# Written task
Locate the lines of the listing below that hold "chart", then copy each of them.

# Dataset excerpt
• • • • •

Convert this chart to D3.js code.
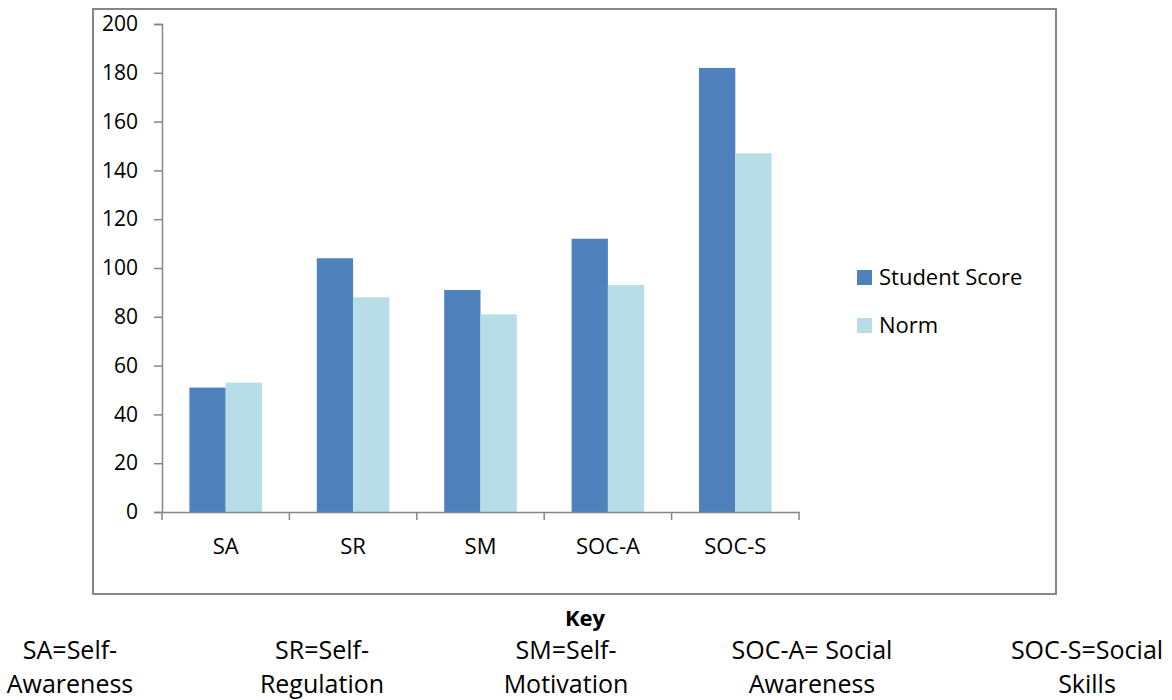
<!DOCTYPE html>
<html>
<head>
<meta charset="utf-8">
<script src="https://cdn.jsdelivr.net/npm/d3@7"></script>
<style>
  body { margin: 0; background: #fff; }
  svg { display: block; font-family: "Open Sans", sans-serif; }
</style>
</head>
<body>
<svg id="chart" width="1172" height="700"></svg>
<script>
// data
const categories = ['SA', 'SR', 'SM', 'SOC-A', 'SOC-S'];
const seriesNames = ['Student Score', 'Norm'];
const studentScore = [51, 104, 91, 112, 182];
const norm = [53, 88, 81, 93, 147];
const yTicks = [0, 20, 40, 60, 80, 100, 120, 140, 160, 180, 200];
const keyLines = [
  ['SA=Self-', 'Awareness'],
  ['SR=Self-', 'Regulation'],
  ['SM=Self-', 'Motivation'],
  ['SOC-A= Social', 'Awareness'],
  ['SOC-S=Social', 'Skills'],
];

const colors = ['#4f81bd', '#b7dee8'];
const svg = d3.select('#chart');

// outer frame
svg.append('rect')
  .attr('x', 93).attr('y', 9)
  .attr('width', 963).attr('height', 585)
  .attr('fill', 'none')
  .attr('stroke', '#868686')
  .attr('stroke-width', 2);

const plot = { left: 162, right: 799, top: 24, bottom: 512 };

const x = d3.scaleBand().domain(categories).range([plot.left, plot.right]);
const x1 = d3.scaleBand().domain(seriesNames).range([0, 72.6]);
const y = d3.scaleLinear().domain([0, 200]).range([plot.bottom, plot.top]);

// bars
const series = [studentScore, norm];
series.forEach((vals, si) => {
  svg.append('g').selectAll('rect')
    .data(vals)
    .join('rect')
    .attr('x', (d, i) => x(categories[i]) + (x.bandwidth() - 72.6) / 2 + x1(seriesNames[si]))
    .attr('width', x1.bandwidth())
    .attr('y', d => y(d))
    .attr('height', d => y(0) - y(d))
    .attr('fill', colors[si]);
});

// y axis
const yAxis = svg.append('g')
  .attr('transform', `translate(${plot.left},0)`)
  .call(d3.axisLeft(y).tickValues(yTicks).tickSize(8).tickPadding(16));
yAxis.select('.domain').attr('stroke', '#868686').attr('stroke-width', 1.5);
yAxis.selectAll('.tick line').attr('stroke', '#868686').attr('stroke-width', 1.5);
yAxis.selectAll('.tick text')
  .attr('font-size', 21).attr('fill', '#000')
  .attr('font-family', '"Open Sans", sans-serif');

// x axis
const xAxis = svg.append('g')
  .attr('transform', `translate(0,${plot.bottom})`)
  .call(d3.axisBottom(x).tickSize(0).tickPadding(26));
xAxis.select('.domain').attr('stroke', '#868686').attr('stroke-width', 1.5);
xAxis.selectAll('.tick text')
  .attr('font-size', 22).attr('fill', '#000')
  .attr('font-family', '"Open Sans", sans-serif');
// boundary ticks between categories
const bounds = categories.map(c => x(c)).concat([plot.right]);
xAxis.selectAll('.bound')
  .data(bounds)
  .join('line')
  .attr('class', 'bound')
  .attr('x1', d => d).attr('x2', d => d)
  .attr('y1', 0).attr('y2', 8)
  .attr('stroke', '#868686').attr('stroke-width', 1.5);

// legend
const legend = svg.append('g').attr('transform', 'translate(857,270)');
seriesNames.forEach((name, i) => {
  const g = legend.append('g').attr('transform', `translate(0,${i * 48})`);
  g.append('rect').attr('width', 15).attr('height', 15).attr('fill', colors[i]);
  g.append('text')
    .attr('x', 22).attr('y', 15)
    .attr('font-size', 22)
    .attr('fill', '#000')
    .text(name);
});

// key
svg.append('text')
  .attr('x', 585).attr('y', 626)
  .attr('text-anchor', 'middle')
  .attr('font-size', 22)
  .attr('font-weight', 'bold')
  .text('Key');

const keyX = [70, 322, 566, 812, 1087];
keyLines.forEach((lines, i) => {
  lines.forEach((t, j) => {
    svg.append('text')
      .attr('x', keyX[i]).attr('y', 659 + j * 34)
      .attr('text-anchor', 'middle')
      .attr('font-size', 25)
      .attr('fill', '#000')
      .text(t);
  });
});
</script>
</body>
</html>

• • • • •

# Exercise solution
Convert this chart to D3.js code.
<svg id="chart" width="1172" height="700"></svg>
const svg = d3.select('#chart');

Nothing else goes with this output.